• [AIM] Word for word, print each line of the listing below; pictures stay out.

***

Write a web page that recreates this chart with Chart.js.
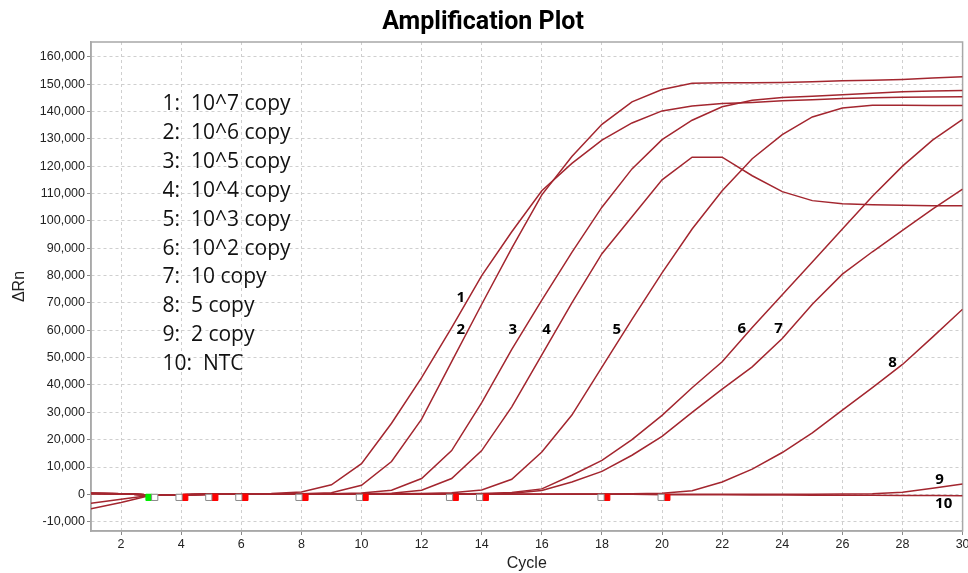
<!DOCTYPE html>
<html><head><meta charset="utf-8">
<script src="https://cdn.jsdelivr.net/npm/chart.js@4.4.1/dist/chart.umd.min.js"></script>
<style>html,body{margin:0;padding:0;background:#fff;}#wrap{width:968px;height:573px;}</style>
</head><body><div id="wrap"><canvas id="c" width="968" height="573"></canvas></div>
<script>
// ---------- data ----------
const cycles = [1,2,3,4,5,6,7,8,9,10,11,12,13,14,15,16,17,18,19,20,21,22,23,24,25,26,27,28,29,30];
const curve1 = [-5300,-3000,-300,-100,0,100,300,900,3500,11200,26000,42700,61000,80000,96000,111000,121000,129500,135800,140200,142000,142900,143300,143900,144300,144700,145000,145200,145300,145400];
const curve2 = [-3300,-1800,-300,-100,0,0,100,200,600,3300,12000,27500,48500,69500,90000,109500,123500,135300,143500,148000,150300,150500,150500,150600,150900,151200,151400,151700,152200,152700];
const curve3 = [300,200,-200,-100,0,0,0,100,200,500,1500,5800,16000,33500,53000,71000,88500,105000,119000,129700,136800,141700,144100,145100,145600,146100,146700,147200,147500,147700];
const curve4 = [400,200,-200,-100,0,0,0,0,100,200,400,1500,5800,16000,32000,51000,70000,88000,101500,115000,123300,123300,116500,110700,107400,106300,105900,105700,105500,105500];
const curve5 = [400,200,-200,-100,0,0,0,0,0,100,200,300,600,1600,5500,15500,29000,46500,64000,81000,97000,111000,122700,131500,138000,141300,142300,142300,142200,142200];
const curve6 = [300,200,-200,-100,0,0,0,0,0,0,0,100,100,300,700,2000,7000,12400,20000,28900,39000,48500,61000,73000,85000,97000,109000,120000,129500,137100];
const curve7 = [300,200,-200,-100,0,0,0,0,0,0,0,0,100,100,400,1400,4500,8400,14300,21200,30000,38500,46600,57000,69500,80500,88700,96500,104300,111600];
const curve8 = [300,200,-200,-100,0,0,0,0,0,0,0,0,0,0,0,0,100,100,200,400,1300,4500,9200,15300,22500,30800,39000,47500,57500,67700];
const curve9 = [300,200,-200,-100,0,0,0,0,0,0,0,0,0,0,0,0,0,0,0,0,0,0,0,0,0,100,200,800,2200,3800];
const curve10 = [300,200,-200,-100,0,0,0,0,0,0,0,0,0,0,0,0,0,0,0,-100,-100,-100,-200,-200,-300,-300,-300,-400,-400,-500];
const curves = [curve1,curve2,curve3,curve4,curve5,curve6,curve7,curve8,curve9,curve10];

// baseline markers (cycle positions) and their level
const greenMarkers = [2.93];
const greyMarkers = [3.12,3.93,4.92,5.92,7.92,9.93,12.93,13.93,17.97,19.97];
const redMarkers = [4.12,5.12,6.12,8.12,10.12,13.12,14.12,18.16,20.16];
const markerLevel = -1100;

// tick labels
const xTicks = [2,4,6,8,10,12,14,16,18,20,22,24,26,28,30];
const yTicks = [-10000,0,10000,20000,30000,40000,50000,60000,70000,80000,90000,100000,110000,120000,130000,140000,150000,160000];

// texts
const titleText = 'Amplification Plot';
const legendLines = ['1:  10^7 copy','2:  10^6 copy','3:  10^5 copy','4:  10^4 copy','5:  10^3 copy','6:  10^2 copy','7:  10 copy','8:  5 copy','9:  2 copy','10:  NTC'];
const curveLabelText = ['1','2','3','4','5','6','7','8','9','10'];
const curveLabelX = [13.3,13.3,15.03,16.16,18.49,22.65,23.88,27.67,29.23,29.37];
const curveLabelY = [72000,60300,60300,60300,60300,60600,60600,48200,5300,-3500];

// ---------- chart ----------
const RED = '#a3262f';
const lineSets = curves.map((arr, k) => ({
  label: 'curve' + (k + 1),
  data: cycles.map((c, i) => ({x: c, y: arr[i]})),
  borderColor: RED, borderWidth: 1.5, pointRadius: 0, tension: 0, fill: false, order: 2
}));
const mk = (xs, fill, stroke) => ({
  type: 'scatter',
  data: xs.map(x => ({x: x, y: markerLevel})),
  pointStyle: 'rect', pointRadius: 4.4, pointBackgroundColor: fill, pointBorderColor: stroke,
  pointBorderWidth: 1, order: 0, showLine: false
});
const markerSets = [mk(greyMarkers, '#ffffff', '#8a8a8a'), mk(redMarkers, '#ff0000', '#ff0000'), mk(greenMarkers, '#00ee00', '#00ee00')];

const framePlugin = {
  id: 'frame',
  beforeDatasetsDraw(chart) {
    const {ctx, chartArea: a} = chart;
    ctx.save();
    ctx.strokeStyle = '#a8a8a8';
    ctx.lineWidth = 1.5;
    ctx.strokeRect(a.left, a.top, a.right - a.left, a.bottom - a.top);
    ctx.restore();
  }
};
const textPlugin = {
  id: 'texts',
  afterDraw(chart) {
    const {ctx} = chart;
    const xs = chart.scales.x, ys = chart.scales.y;
    ctx.save();
    ctx.fillStyle = '#000';
    ctx.textAlign = 'center';
    ctx.textBaseline = 'middle';
    ctx.font = 'bold 25px Roboto';
    ctx.fillText(titleText, 483, 23);
    // legend block
    ctx.font = '21px "Open Sans"';
    ctx.textAlign = 'left';
    ctx.fillStyle = '#111';
    legendLines.forEach((t, i) => {
      ctx.fillText(t, xs.getPixelForValue(3.38), ys.getPixelForValue(142600 - i * 10550));
    });
    // curve labels
    ctx.font = 'bold 15px "Open Sans"';
    ctx.textAlign = 'center';
    ctx.fillStyle = '#000';
    curveLabelText.forEach((t, i) => {
      ctx.fillText(t, xs.getPixelForValue(curveLabelX[i]), ys.getPixelForValue(curveLabelY[i]));
    });
    ctx.restore();
  }
};

new Chart(document.getElementById('c').getContext('2d'), {
  type: 'line',
  data: {datasets: [...markerSets, ...lineSets]},
  options: {
    responsive: false, animation: false, devicePixelRatio: 1,
    layout: {padding: {top: 42, right: 5, left: 0, bottom: 0}},
    plugins: {legend: {display: false}, tooltip: {enabled: false}, title: {display: false}},
    scales: {
      x: {
        type: 'linear', min: 1, max: 30,
        afterBuildTicks: s => { s.ticks = xTicks.map(v => ({value: v})); },
        afterFit: s => { s.height = 42; s.paddingRight = 0; s.paddingLeft = 0; },
        ticks: {font: {family: 'Liberation Sans', size: 12.5}, color: '#222', padding: 2, maxRotation: 0, autoSkip: false},
        grid: {color: '#cfcfcf', lineWidth: 1, tickLength: 4, tickColor: '#8a8a8a'},
        border: {display: true, color: '#a8a8a8', width: 1.5, dash: [3, 3]},
        title: {display: true, text: 'Cycle', font: {family: 'Liberation Sans', size: 16}, color: '#222', padding: {top: 0, bottom: 0}}
      },
      y: {
        type: 'linear', min: -13400, max: 165400,
        afterBuildTicks: s => { s.ticks = yTicks.map(v => ({value: v})); },
        afterFit: s => { s.width = 91; s.paddingTop = 0; s.paddingBottom = 0; },
        ticks: {font: {family: 'Liberation Sans', size: 12.5}, color: '#222', padding: 2,
                callback: v => Number(v).toLocaleString('en-US')},
        grid: {color: '#cfcfcf', lineWidth: 1, tickLength: 4, tickColor: '#8a8a8a'},
        border: {display: true, color: '#a8a8a8', width: 1.5, dash: [3, 3]},
        title: {display: true, text: 'ΔRn', font: {family: 'Liberation Sans', size: 16}, color: '#222', padding: {top: 10, bottom: 0}}
      }
    }
  },
  plugins: [framePlugin, textPlugin]
});
</script>
</body></html>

***

• [SOLVED EXERCISE]
Write a web page that recreates this chart with Chart.js.
<!DOCTYPE html>
<html><head><meta charset="utf-8">
<script src="https://cdn.jsdelivr.net/npm/chart.js@4.4.1/dist/chart.umd.min.js"></script>
<style>html,body{margin:0;padding:0;background:#fff;}#wrap{width:968px;height:573px;}</style>
</head><body><div id="wrap"><canvas id="c" width="968" height="573"></canvas></div>
<script>
// ---------- data ----------
const cycles = [1,2,3,4,5,6,7,8,9,10,11,12,13,14,15,16,17,18,19,20,21,22,23,24,25,26,27,28,29,30];
const curve1 = [-5300,-3000,-300,-100,0,100,300,900,3500,11200,26000,42700,61000,80000,96000,111000,121000,129500,135800,140200,142000,142900,143300,143900,144300,144700,145000,145200,145300,145400];
const curve2 = [-3300,-1800,-300,-100,0,0,100,200,600,3300,12000,27500,48500,69500,90000,109500,123500,135300,143500,148000,150300,150500,150500,150600,150900,151200,151400,151700,152200,152700];
const curve3 = [300,200,-200,-100,0,0,0,100,200,500,1500,5800,16000,33500,53000,71000,88500,105000,119000,129700,136800,141700,144100,145100,145600,146100,146700,147200,147500,147700];
const curve4 = [400,200,-200,-100,0,0,0,0,100,200,400,1500,5800,16000,32000,51000,70000,88000,101500,115000,123300,123300,116500,110700,107400,106300,105900,105700,105500,105500];
const curve5 = [400,200,-200,-100,0,0,0,0,0,100,200,300,600,1600,5500,15500,29000,46500,64000,81000,97000,111000,122700,131500,138000,141300,142300,142300,142200,142200];
const curve6 = [300,200,-200,-100,0,0,0,0,0,0,0,100,100,300,700,2000,7000,12400,20000,28900,39000,48500,61000,73000,85000,97000,109000,120000,129500,137100];
const curve7 = [300,200,-200,-100,0,0,0,0,0,0,0,0,100,100,400,1400,4500,8400,14300,21200,30000,38500,46600,57000,69500,80500,88700,96500,104300,111600];
const curve8 = [300,200,-200,-100,0,0,0,0,0,0,0,0,0,0,0,0,100,100,200,400,1300,4500,9200,15300,22500,30800,39000,47500,57500,67700];
const curve9 = [300,200,-200,-100,0,0,0,0,0,0,0,0,0,0,0,0,0,0,0,0,0,0,0,0,0,100,200,800,2200,3800];
const curve10 = [300,200,-200,-100,0,0,0,0,0,0,0,0,0,0,0,0,0,0,0,-100,-100,-100,-200,-200,-300,-300,-300,-400,-400,-500];
const curves = [curve1,curve2,curve3,curve4,curve5,curve6,curve7,curve8,curve9,curve10];

// baseline markers (cycle positions) and their level
const greenMarkers = [2.93];
const greyMarkers = [3.12,3.93,4.92,5.92,7.92,9.93,12.93,13.93,17.97,19.97];
const redMarkers = [4.12,5.12,6.12,8.12,10.12,13.12,14.12,18.16,20.16];
const markerLevel = -1100;

// tick labels
const xTicks = [2,4,6,8,10,12,14,16,18,20,22,24,26,28,30];
const yTicks = [-10000,0,10000,20000,30000,40000,50000,60000,70000,80000,90000,100000,110000,120000,130000,140000,150000,160000];

// texts
const titleText = 'Amplification Plot';
const legendLines = ['1:  10^7 copy','2:  10^6 copy','3:  10^5 copy','4:  10^4 copy','5:  10^3 copy','6:  10^2 copy','7:  10 copy','8:  5 copy','9:  2 copy','10:  NTC'];
const curveLabelText = ['1','2','3','4','5','6','7','8','9','10'];
const curveLabelX = [13.3,13.3,15.03,16.16,18.49,22.65,23.88,27.67,29.23,29.37];
const curveLabelY = [72000,60300,60300,60300,60300,60600,60600,48200,5300,-3500];

// ---------- chart ----------
const RED = '#a3262f';
const lineSets = curves.map((arr, k) => ({
  label: 'curve' + (k + 1),
  data: cycles.map((c, i) => ({x: c, y: arr[i]})),
  borderColor: RED, borderWidth: 1.5, pointRadius: 0, tension: 0, fill: false, order: 2
}));
const mk = (xs, fill, stroke) => ({
  type: 'scatter',
  data: xs.map(x => ({x: x, y: markerLevel})),
  pointStyle: 'rect', pointRadius: 4.4, pointBackgroundColor: fill, pointBorderColor: stroke,
  pointBorderWidth: 1, order: 0, showLine: false
});
const markerSets = [mk(greyMarkers, '#ffffff', '#8a8a8a'), mk(redMarkers, '#ff0000', '#ff0000'), mk(greenMarkers, '#00ee00', '#00ee00')];

const framePlugin = {
  id: 'frame',
  beforeDatasetsDraw(chart) {
    const {ctx, chartArea: a} = chart;
    ctx.save();
    ctx.strokeStyle = '#a8a8a8';
    ctx.lineWidth = 1.5;
    ctx.strokeRect(a.left, a.top, a.right - a.left, a.bottom - a.top);
    ctx.restore();
  }
};
const textPlugin = {
  id: 'texts',
  afterDraw(chart) {
    const {ctx} = chart;
    const xs = chart.scales.x, ys = chart.scales.y;
    ctx.save();
    ctx.fillStyle = '#000';
    ctx.textAlign = 'center';
    ctx.textBaseline = 'middle';
    ctx.font = 'bold 25px Roboto';
    ctx.fillText(titleText, 483, 23);
    // legend block
    ctx.font = '21px "Open Sans"';
    ctx.textAlign = 'left';
    ctx.fillStyle = '#111';
    legendLines.forEach((t, i) => {
      ctx.fillText(t, xs.getPixelForValue(3.38), ys.getPixelForValue(142600 - i * 10550));
    });
    // curve labels
    ctx.font = 'bold 15px "Open Sans"';
    ctx.textAlign = 'center';
    ctx.fillStyle = '#000';
    curveLabelText.forEach((t, i) => {
      ctx.fillText(t, xs.getPixelForValue(curveLabelX[i]), ys.getPixelForValue(curveLabelY[i]));
    });
    ctx.restore();
  }
};

new Chart(document.getElementById('c').getContext('2d'), {
  type: 'line',
  data: {datasets: [...markerSets, ...lineSets]},
  options: {
    responsive: false, animation: false, devicePixelRatio: 1,
    layout: {padding: {top: 42, right: 5, left: 0, bottom: 0}},
    plugins: {legend: {display: false}, tooltip: {enabled: false}, title: {display: false}},
    scales: {
      x: {
        type: 'linear', min: 1, max: 30,
        afterBuildTicks: s => { s.ticks = xTicks.map(v => ({value: v})); },
        afterFit: s => { s.height = 42; s.paddingRight = 0; s.paddingLeft = 0; },
        ticks: {font: {family: 'Liberation Sans', size: 12.5}, color: '#222', padding: 2, maxRotation: 0, autoSkip: false},
        grid: {color: '#cfcfcf', lineWidth: 1, tickLength: 4, tickColor: '#8a8a8a'},
        border: {display: true, color: '#a8a8a8', width: 1.5, dash: [3, 3]},
        title: {display: true, text: 'Cycle', font: {family: 'Liberation Sans', size: 16}, color: '#222', padding: {top: 0, bottom: 0}}
      },
      y: {
        type: 'linear', min: -13400, max: 165400,
        afterBuildTicks: s => { s.ticks = yTicks.map(v => ({value: v})); },
        afterFit: s => { s.width = 91; s.paddingTop = 0; s.paddingBottom = 0; },
        ticks: {font: {family: 'Liberation Sans', size: 12.5}, color: '#222', padding: 2,
                callback: v => Number(v).toLocaleString('en-US')},
        grid: {color: '#cfcfcf', lineWidth: 1, tickLength: 4, tickColor: '#8a8a8a'},
        border: {display: true, color: '#a8a8a8', width: 1.5, dash: [3, 3]},
        title: {display: true, text: 'ΔRn', font: {family: 'Liberation Sans', size: 16}, color: '#222', padding: {top: 10, bottom: 0}}
      }
    }
  },
  plugins: [framePlugin, textPlugin]
});
</script>
</body></html>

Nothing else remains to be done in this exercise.